Aim:
Below is a listing to write out in full, exactly as given, without its pictures.

Information shown:
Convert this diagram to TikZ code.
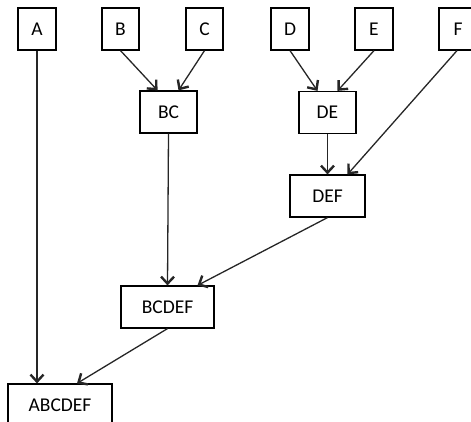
\documentclass[tikz,border=0pt]{standalone}
\usepackage{fontspec}
\setmainfont{Carlito}
\usetikzlibrary{arrows.meta}
\begin{document}
\begin{tikzpicture}[x=1pt,y=-1pt,
  box/.style={draw=black,line width=1.2pt,fill=white,rectangle,inner sep=0pt,
    minimum height=42pt,font=\fontsize{19.5}{22}\selectfont},
  arr/.style={draw=black!85,line width=1.3pt,
    -{Straight Barb[length=7pt,width=13pt,line width=2.4pt]}}]
\useasboundingbox (0,0) rectangle (471,422);
\clip (0,0) rectangle (471,422);
\node[box,minimum width=38pt] (A) at (37,29) {A};
\node[box,minimum width=37pt] (B) at (120.5,29) {B};
\node[box,minimum width=37pt] (C) at (204.5,29) {C};
\node[box,minimum width=38pt] (D) at (290,29) {D};
\node[box,minimum width=38pt] (E) at (374,29) {E};
\node[box,minimum width=38pt] (F) at (458,29) {F};
\node[box,minimum width=57pt] (BC) at (168.5,112) {BC};
\node[box,minimum width=57pt] (DE) at (327.5,112.5) {DE};
\node[box,minimum width=75pt] (DEF) at (327.5,196) {DEF};
\node[box,minimum width=93pt] (BCDEF) at (167.5,307) {BCDEF};
\node[box,minimum width=104pt] (ABCDEF) at (60,405) {ABCDEF};
\draw[arr] (A.south) -- ([xshift=-23pt]ABCDEF.north);
\draw[arr] (B.south) -- ([xshift=-11pt]BC.north);
\draw[arr] (C.south) -- ([xshift=10pt]BC.north);
\draw[arr] (D.south) -- ([xshift=-10pt]DE.north);
\draw[arr] (E.south) -- ([xshift=10pt]DE.north);
\draw[arr] ([xshift=-1pt]F.south) -- ([xshift=20pt]DEF.north);
\draw[arr] (DE.south) -- (DEF.north);
\draw[arr] (BC.south) -- (BCDEF.north);
\draw[arr] (DEF.south) -- ([xshift=30pt]BCDEF.north);
\draw[arr] (BCDEF.south) -- ([xshift=17pt]ABCDEF.north);
\end{tikzpicture}
\end{document}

Task response:
Convert this diagram to TikZ code.
\documentclass[tikz,border=0pt]{standalone}
\usepackage{fontspec}
\setmainfont{Carlito}
\usetikzlibrary{arrows.meta}
\begin{document}
\begin{tikzpicture}[x=1pt,y=-1pt,
  box/.style={draw=black,line width=1.2pt,fill=white,rectangle,inner sep=0pt,
    minimum height=42pt,font=\fontsize{19.5}{22}\selectfont},
  arr/.style={draw=black!85,line width=1.3pt,
    -{Straight Barb[length=7pt,width=13pt,line width=2.4pt]}}]
\useasboundingbox (0,0) rectangle (471,422);
\clip (0,0) rectangle (471,422);
\node[box,minimum width=38pt] (A) at (37,29) {A};
\node[box,minimum width=37pt] (B) at (120.5,29) {B};
\node[box,minimum width=37pt] (C) at (204.5,29) {C};
\node[box,minimum width=38pt] (D) at (290,29) {D};
\node[box,minimum width=38pt] (E) at (374,29) {E};
\node[box,minimum width=38pt] (F) at (458,29) {F};
\node[box,minimum width=57pt] (BC) at (168.5,112) {BC};
\node[box,minimum width=57pt] (DE) at (327.5,112.5) {DE};
\node[box,minimum width=75pt] (DEF) at (327.5,196) {DEF};
\node[box,minimum width=93pt] (BCDEF) at (167.5,307) {BCDEF};
\node[box,minimum width=104pt] (ABCDEF) at (60,405) {ABCDEF};
\draw[arr] (A.south) -- ([xshift=-23pt]ABCDEF.north);
\draw[arr] (B.south) -- ([xshift=-11pt]BC.north);
\draw[arr] (C.south) -- ([xshift=10pt]BC.north);
\draw[arr] (D.south) -- ([xshift=-10pt]DE.north);
\draw[arr] (E.south) -- ([xshift=10pt]DE.north);
\draw[arr] ([xshift=-1pt]F.south) -- ([xshift=20pt]DEF.north);
\draw[arr] (DE.south) -- (DEF.north);
\draw[arr] (BC.south) -- (BCDEF.north);
\draw[arr] (DEF.south) -- ([xshift=30pt]BCDEF.north);
\draw[arr] (BCDEF.south) -- ([xshift=17pt]ABCDEF.north);
\end{tikzpicture}
\end{document}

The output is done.